The Financial Services Bill – which will set up the new regulatory architecture for financial services and includes powers to allow the new Financial Conduct Authority (FCA) to regulate credit – is now being considered by the House of Lords. Peers have insisted on spending more time on the detail than did the House of Commons, and the Lords have now gone into the Summer recess having only managed to deal with five clauses out of more than a hundred. The FLA have briefed Peers on their main concerns about the proposed new arrangements for the regulation of consumer and small business credit, and several of the FLA arguments have been raised in debate.

 
The Government has already accepted that the new regime will not be fully up and running until 2016. It is proposing a transition period starting in April 2014, when current holders of Consumer Credit Act (CCA) licences would simply be asked to ‘register’ with the FCA, without any substantial new regulatory hurdles.

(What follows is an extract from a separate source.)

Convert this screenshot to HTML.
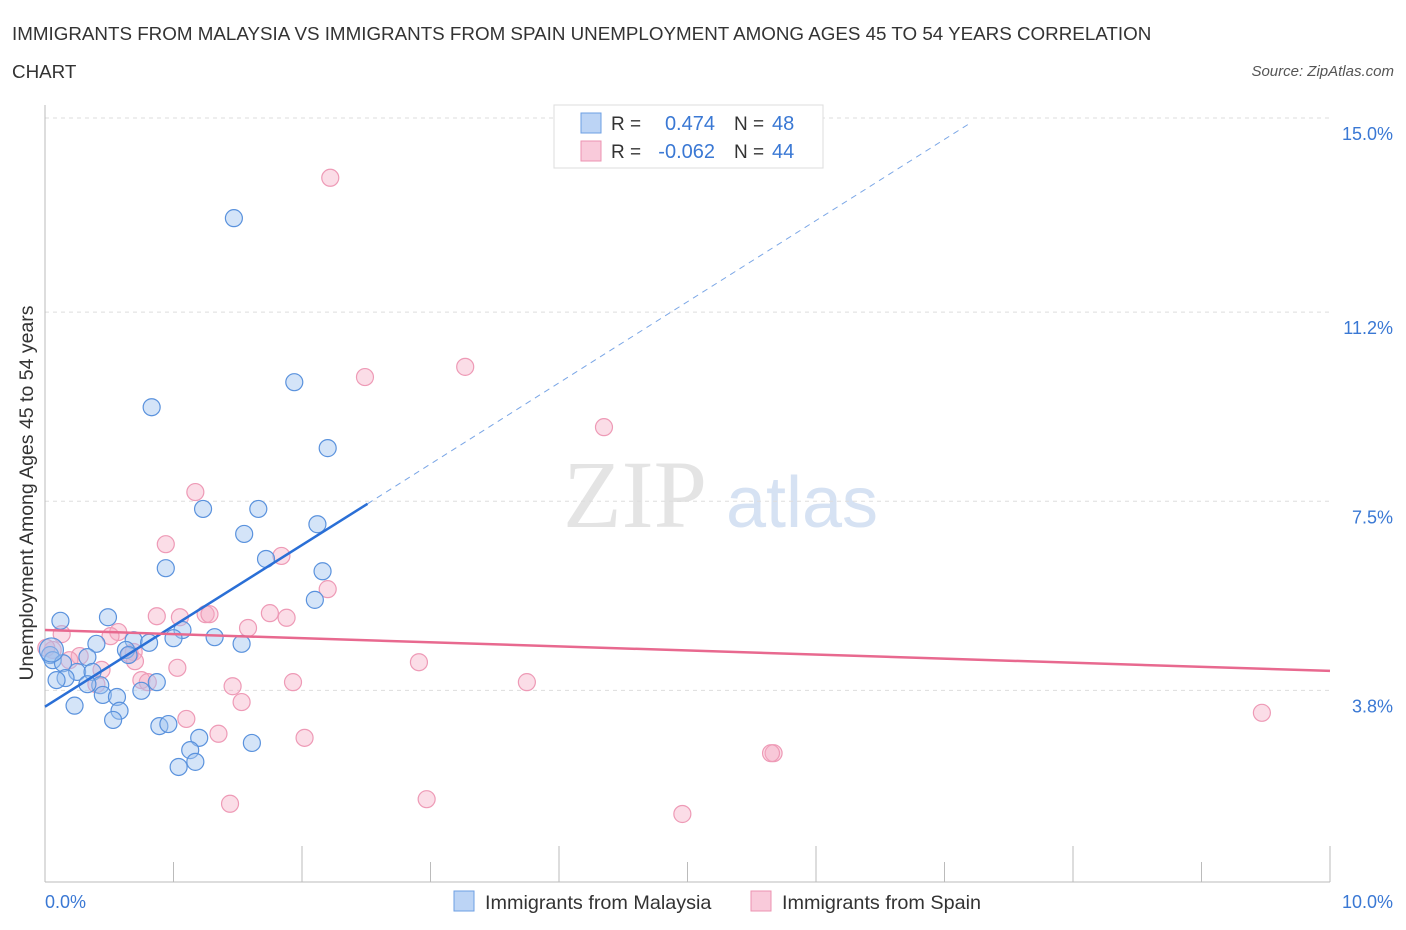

The Government has also accepted that some parts of the CCA will need to stay in existence after April 2014, with the new FCA taking the current role of the OFT. But the Government still proposes to try to rewrite most of the current CCA (and the associated Guidance) in a new Financial Services and Markets Act rulebook before April 2014. The Government says that it intends this rulebook to reproduce as closely as possible the current regime, so that companies face as little change as possible in 2014. The FLA are arguing that this timetable is unrealistic, and runs a serious risk of unintended consequences. The FLA’s suggestion is that the Government should go slower on the new rulebook so as to minimise market risks in April 2014. The Bill would allow them to do this.